If I switch continue with push and iterate in that function up to Math.sqrt(value), I get an array of 1, 2, 3, 4, 6, 8 in primes. And continue and push where they would be without switching, I get 5, 7, 9, 10.

7

You can’t have 1 in your array with that change unless you changed something else as well. What is your current code?

8

With this:

function sumPrimes(num) {
  const isPrime = value => {
    for (let i = 2; i <= Math.sqrt(value); i++) {
      if (value % i !== 0) {
        return false;
      }
    }
    return true;
  }

  const primes = [2];
  for (let i = 3; i <= num; i++) {
    if (isPrime(i)) {
      primes.push(i);
    } else {
      continue;
    }
  }

  console.log(primes)
}

I get [ 2, 3, 4, 6, 8 ] in the console.

9

I just changed it to this:

function sumPrimes(num) {
  const isPrime = value => {
    for (let i = 2; i <= Math.sqrt(value); i++) {
      if (value % i !== 0) {
        return false;
      }
    }
    return true;
  }

  let primes = [];
  for (let i = 2; i <= num; i++) {
    primes.push(i);
  }

  primes = primes.filter(value => isPrime(value))

  console.log(primes)
}

Of course, it still gives me [ 2, 3, 4, 6, 8 ] in the console when I do console.log(primes).

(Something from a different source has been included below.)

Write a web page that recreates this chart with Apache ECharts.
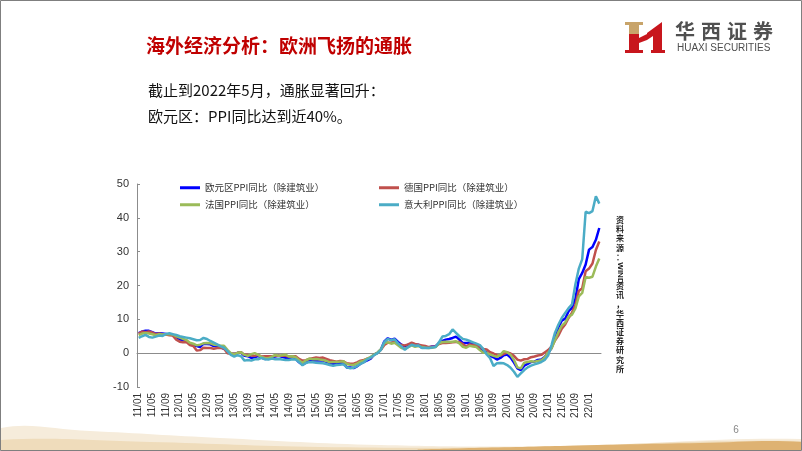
<!DOCTYPE html>
<html>
<head>
<meta charset="utf-8">
<script src="https://cdn.jsdelivr.net/npm/echarts@6/dist/echarts.min.js"></script>
<style>
html, body { margin: 0; padding: 0; background: #fff; }
#ppi { width: 802px; height: 451px; }
</style>
</head>
<body>
<div id="ppi"></div>
<script>
// 月份：2011/01 - 2022/04
let months = [];
for (let y = 11; y <= 22; y++) {
  for (let m = 1; m <= 12; m++) {
    if (y === 22 && m > 4) break;
    months.push(y + '/' + (m < 10 ? '0' + m : m));
  }
}

let seriesNames = [
  '欧元区PPI同比（除建筑业）',
  '德国PPI同比（除建筑业）',
  '法国PPI同比（除建筑业）',
  '意大利PPI同比（除建筑业）'
];

// 欧元区
let euroArea = [
  5.9, 6.4, 6.6, 6.6, 6.2, 5.8, 5.9, 5.8, 5.7, 5.5, 5.4, 4.8,
  4.1, 3.8, 3.5, 2.7, 2.4, 2.1, 1.8, 2.8, 2.7, 2.6, 2.1, 2.2,
  1.7, 1.3, 0.6, -0.2, -0.2, 0.1, 0.2, -0.8, -0.9, -1.4, -1.2, -0.8,
  -1.4, -1.7, -1.6, -1.2, -1.0, -0.8, -1.1, -1.4, -1.4, -1.3, -1.6, -2.7,
  -3.4, -2.8, -2.3, -2.2, -2.1, -2.2, -2.1, -2.6, -3.1, -3.1, -3.2, -3.0,
  -3.0, -4.2, -4.2, -4.4, -3.9, -3.1, -2.6, -2.1, -1.6, -0.4, 0.1, 1.1,
  3.5, 4.4, 3.9, 4.3, 3.3, 2.5, 2.0, 2.5, 2.8, 2.5, 2.5, 1.6,
  1.6, 1.7, 2.0, 2.0, 3.0, 3.6, 4.0, 4.2, 4.5, 4.9, 4.0, 3.0,
  3.0, 3.0, 2.9, 2.6, 1.6, 0.7, 0.2, -0.8, -1.2, -1.9, -1.4, -0.6,
  -0.4, -1.3, -2.8, -4.5, -5.0, -3.7, -3.2, -2.6, -2.5, -2.0, -1.9, -1.1,
  0.0, 1.5, 4.3, 7.6, 9.6, 10.2, 12.4, 13.4, 16.0, 21.9, 23.7, 26.2,
  30.6, 31.4, 33.5, 37.0
];
// 德国
let germany = [
  5.7, 6.4, 6.2, 6.4, 6.1, 5.6, 5.8, 5.5, 5.5, 5.3, 5.2, 4.0,
  3.4, 3.2, 3.3, 2.4, 2.1, 0.8, 0.9, 1.6, 1.5, 1.5, 1.3, 1.5,
  1.6, 1.4, 0.0, -0.2, -0.2, 0.1, 0.3, -0.5, -0.5, -0.7, -0.8, -0.5,
  -1.0, -0.9, -0.9, -0.9, -0.8, -0.7, -0.8, -0.8, -1.0, -1.0, -0.9, -1.7,
  -2.2, -2.1, -1.7, -1.5, -1.3, -1.4, -1.3, -1.7, -2.1, -2.3, -2.5, -2.3,
  -2.4, -3.0, -3.1, -3.1, -2.7, -2.2, -2.0, -1.6, -1.4, -0.4, 0.1, 1.0,
  2.4, 3.1, 3.1, 3.4, 2.8, 2.4, 2.3, 2.6, 3.1, 2.7, 2.5, 2.3,
  2.1, 1.8, 1.9, 2.0, 2.7, 3.0, 3.0, 3.1, 3.2, 3.3, 3.3, 2.7,
  1.9, 2.6, 2.4, 2.5, 1.9, 1.2, 1.1, 0.3, -0.1, -0.6, -0.7, -0.2,
  0.2, -0.1, -0.8, -1.9, -2.2, -1.8, -1.7, -1.2, -1.0, -0.7, -0.5, 0.2,
  0.9, 1.9, 3.7, 5.2, 7.2, 8.5, 10.4, 12.0, 14.2, 18.4, 19.2, 24.2,
  25.0, 26.5, 30.5, 33.0
];
// 法国
let france = [
  5.3, 5.8, 6.0, 5.8, 5.6, 5.3, 5.6, 5.5, 5.6, 5.6, 5.5, 5.0,
  4.6, 4.2, 3.9, 3.1, 2.8, 2.3, 2.5, 2.9, 3.0, 2.9, 2.5, 2.4,
  2.2, 2.2, 1.0, 0.0, -0.3, 0.1, 0.3, -0.5, -0.8, -0.3, 0.0, -0.5,
  -1.1, -1.4, -1.5, -1.1, -0.5, -0.8, -0.6, -0.4, -1.0, -0.9, -1.2, -2.1,
  -2.9, -2.1, -1.6, -1.8, -1.7, -1.9, -2.0, -2.3, -2.7, -2.6, -2.6, -2.5,
  -2.4, -3.2, -3.4, -3.5, -3.1, -2.5, -2.2, -1.6, -1.1, -0.4, 0.2, 1.2,
  3.0, 3.2, 2.8, 3.1, 2.3, 1.5, 1.3, 1.8, 2.3, 1.9, 2.1, 1.8,
  1.6, 1.5, 1.6, 1.8, 2.9, 3.3, 3.4, 3.3, 3.4, 3.5, 2.9, 1.9,
  1.6, 2.2, 2.0, 1.8, 0.9, 0.1, 0.1, -0.4, -0.8, -1.1, -0.5, 0.6,
  0.3, -0.5, -2.0, -4.2, -4.5, -2.8, -2.6, -2.4, -2.5, -2.3, -2.1, -1.3,
  0.2, 1.4, 3.8, 6.2, 8.1, 9.0, 10.8, 11.4, 13.2, 16.8, 17.8, 22.5,
  22.3, 22.6, 25.6, 28.0
];
// 意大利
let italy = [
  4.5, 5.0, 5.4, 4.8, 4.6, 4.9, 5.2, 5.1, 5.7, 5.9, 5.6, 5.4,
  5.0, 4.8, 4.6, 4.4, 4.1, 3.8, 3.9, 4.5, 4.2, 3.6, 3.1, 2.6,
  2.0, 1.6, 0.6, -0.5, -1.0, -0.6, -0.9, -2.2, -2.0, -2.2, -1.8, -1.8,
  -1.4, -1.8, -1.9, -1.6, -1.8, -1.7, -1.9, -2.0, -2.0, -1.8, -1.9, -2.6,
  -3.6, -2.9, -2.6, -2.7, -2.8, -2.9, -3.0, -3.2, -3.5, -3.7, -3.5, -3.4,
  -3.3, -4.2, -4.5, -4.3, -3.8, -3.2, -2.7, -1.8, -1.3, -0.6, 0.0, 1.0,
  3.3, 4.2, 3.8, 4.1, 2.9, 2.0, 1.0, 1.8, 2.5, 2.2, 2.3, 1.5,
  1.6, 1.5, 1.7, 1.8, 3.2, 4.9, 5.1, 5.6, 7.0, 6.0, 5.0, 4.2,
  4.0, 3.6, 3.2, 2.8, 2.4, 1.2, -0.4, -1.5, -3.8, -3.0, -2.9, -3.0,
  -3.5, -4.3, -5.5, -7.0, -6.0, -5.0, -4.2, -3.7, -3.3, -3.0, -2.6, -2.0,
  -0.7, 2.4, 6.0, 8.4, 10.4, 11.9, 13.3, 14.4, 20.4, 25.0, 27.8, 41.8,
  41.4, 42.0, 46.4, 44.2
];

let colors = ['#0000ff', '#c0504d', '#9bbb59', '#4bacc6'];
let yTicks = { min: -10, max: 50, step: 10 };

let cnFont = '"Noto Sans CJK SC", sans-serif';
let latFont = '"Liberation Sans", Arial, sans-serif';

// 右侧竖排的资料来源（逐字排列）
let sourceGraphic = [];
let sy = 220;
function pushChars (str) {
  str.split('').forEach(ch => {
    sourceGraphic.push({
      type: 'text', x: 620, y: sy,
      style: { text: ch, font: 'bold 8px ' + cnFont, fill: '#222', align: 'center', verticalAlign: 'middle' }
    });
    sy += 9.2;
  });
}
pushChars('资料来源：');
sourceGraphic.push({
  type: 'text', x: 620, y: sy + 7, rotation: -Math.PI / 2,
  style: { text: 'WIND', font: 'bold 8px ' + latFont, fill: '#222', align: 'center', verticalAlign: 'middle' }
});
sy += 20;
pushChars('资讯，华西证券研究所');

// 华西证券 字距较宽，逐字放置
let logoChars = [];
'华西证券'.split('').forEach((ch, i) => {
  logoChars.push({
    type: 'text', x: 685 + i * 26, y: 31,
    style: { text: ch, font: 'bold 20px ' + cnFont, fill: '#505050', align: 'center', verticalAlign: 'middle' }
  });
});

function legendAt (name, left, top) {
  return {
    data: [name],
    left: left,
    top: top,
    icon: 'rect',
    itemWidth: 20,
    itemHeight: 3,
    padding: 0,
    textStyle: { fontSize: 9.5, color: '#333', fontFamily: cnFont }
  };
}

let myChart = echarts.init(document.getElementById('ppi'));
myChart.setOption({
  animation: false,
  color: colors,
  legend: [
    legendAt(seriesNames[0], 180, 183),
    legendAt(seriesNames[1], 379, 183),
    legendAt(seriesNames[2], 180, 200),
    legendAt(seriesNames[3], 379, 200)
  ],
  grid: {
    left: 137,
    top: 184,
    width: 464,
    height: 203
  },
  xAxis: [
    {
      type: 'category',
      data: months,
      boundaryGap: true,
      axisLine: { show: false, onZero: false },
      axisTick: { show: false },
      axisLabel: {
        interval: 3,
        rotate: 90,
        margin: 6,
        fontSize: 10,
        color: '#333',
        fontFamily: latFont
      }
    },
    {
      type: 'category',
      data: months,
      boundaryGap: true,
      position: 'bottom',
      axisLine: { onZero: true, lineStyle: { color: '#8c8c8c', width: 1 } },
      axisTick: { interval: 3, inside: true, length: 3, alignWithLabel: true, lineStyle: { color: '#8c8c8c' } },
      axisLabel: { show: false, interval: 3 }
    }
  ],
  yAxis: {
    type: 'value',
    min: yTicks.min,
    max: yTicks.max,
    interval: yTicks.step,
    axisLine: { show: true, lineStyle: { color: '#8c8c8c', width: 1 } },
    axisTick: { show: true, inside: true, length: 3, lineStyle: { color: '#8c8c8c' } },
    splitLine: { show: false },
    axisLabel: { color: '#333', fontSize: 11, margin: 8, fontFamily: latFont }
  },
  series: [euroArea, germany, france, italy].map((d, i) => ({
    name: seriesNames[i],
    type: 'line',
    data: d,
    symbol: 'none',
    lineStyle: { width: 2.5, color: colors[i] },
    z: 2 + i
  })),
  graphic: [
    // 外框
    { type: 'rect', shape: { x: 0.5, y: 0.5, width: 801, height: 450 }, style: { fill: null, stroke: '#7f7f7f', lineWidth: 1 }, z: 100 },
    // 底部装饰
    { type: 'polygon', shape: { smooth: 0.4, points: [[1, 450], [1, 428], [90, 431], [220, 438], [380, 445], [560, 446], [801, 439], [801, 450]] }, style: { fill: '#f6ecdb' }, z: -1 },
    { type: 'polygon', shape: { smooth: 0.4, points: [[1, 450], [1, 440], [150, 442], [320, 447], [520, 447], [801, 441], [801, 450]] }, style: { fill: '#efdcbb' }, z: -1 },
    { type: 'polygon', shape: { smooth: 0.4, points: [[420, 450], [560, 446], [700, 443], [801, 442], [801, 450]] }, style: { fill: '#deb272' }, z: -1 },
    // 标题
    { type: 'text', x: 146, y: 46, style: { text: '海外经济分析：欧洲飞扬的通胀', font: 'bold 19px ' + cnFont, fill: '#c00000', verticalAlign: 'middle' } },
    { type: 'text', x: 148, y: 90, style: { text: '截止到2022年5月，通胀显著回升：', font: '15px ' + cnFont, fill: '#111', verticalAlign: 'middle' } },
    { type: 'text', x: 148, y: 116, style: { text: '欧元区：PPI同比达到近40%。', font: '15px ' + cnFont, fill: '#111', verticalAlign: 'middle' } },
    // 华西证券标志
    { type: 'polygon', shape: { points: [[625, 22], [643, 22], [643, 25], [639, 25], [639, 34], [629, 34], [629, 25], [625, 25]] }, style: { fill: '#c8a46a' } },
    { type: 'polygon', shape: { points: [[629, 34], [639, 34], [639, 38], [647, 34], [647, 40], [639, 43], [639, 50], [643, 50], [643, 53], [625, 53], [625, 50], [629, 50]] }, style: { fill: '#c8161d' } },
    { type: 'polygon', shape: { points: [[647, 33], [662, 22], [662, 50], [665, 50], [665, 53], [651, 53], [651, 50], [653, 50], [653, 36], [647, 40]] }, style: { fill: '#c8161d' } },
    { type: 'text', x: 677, y: 48.5, style: { text: 'HUAXI SECURITIES', font: '10px ' + latFont, fill: '#4d4d4d', verticalAlign: 'middle' } },
    // 页码
    { type: 'text', x: 736, y: 430, style: { text: '6', font: '10px ' + latFont, fill: '#888', align: 'center', verticalAlign: 'middle' } }
  ].concat(logoChars, sourceGraphic)
});

window.addEventListener('resize', () => {
  myChart.resize();
});
</script>
</body>
</html>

What am I doing wrong here?

10

It might be the fancy syntax for declaring the function that’s causing an issue with isPrime? It looks like ok logic

11

Because of what you said about the fastest way to implement the Sieve, I tried this:

function sumPrimes(num) {
  let primes = [2];
  for (let i = 3; i <= num; i++) {
    if (i % primes[i] !== 0) {
      primes.push(i);
    }
  }

  console.log(primes)
}

I get this array logged to the console:
[ 2, 3, 4, 5, 6, 7, 8, 9, 10 ]

Do I at least have the right idea there?

As for the syntax for defining the function: that doesn’t seem to be the problem because the problem persists when I define the function like

const isPrime = function(value) {
   // ...
}

as well. And I had my doubts about that making a difference before I checked, too.

12

Ah, I see it. The prime checking logic only works correctly when you assume that the number is prime and check for divisors. That means you need to return false when a number evenly divides the value.(=== vs !==)

Originally, you were assuming the value is not prime and returning that the value was in fact prime if there was a number that was not a divisor of the value. That won’t work. You need to assume that the value is prime and return false if you find a divisor of the value.

13 
function sumPrimes(num) {
  const isPrime = value => {
    for (let i = 2, s = Math.sqrt(value); i <= s; i++) {
      if (value % i === 0) {
        return false;
      }
    }
    return num > 1;
  }

  let primes = [];
  for (let i = 2; i <= num; i++) {
    primes.push(i);
  }

  primes = primes.filter(value => isPrime(value));
  
  return primes.reduce((result, prime) => result + prime);
}

I had to look at a stackOverflow post for a function to check if a number is prime, but I finally got it. This works.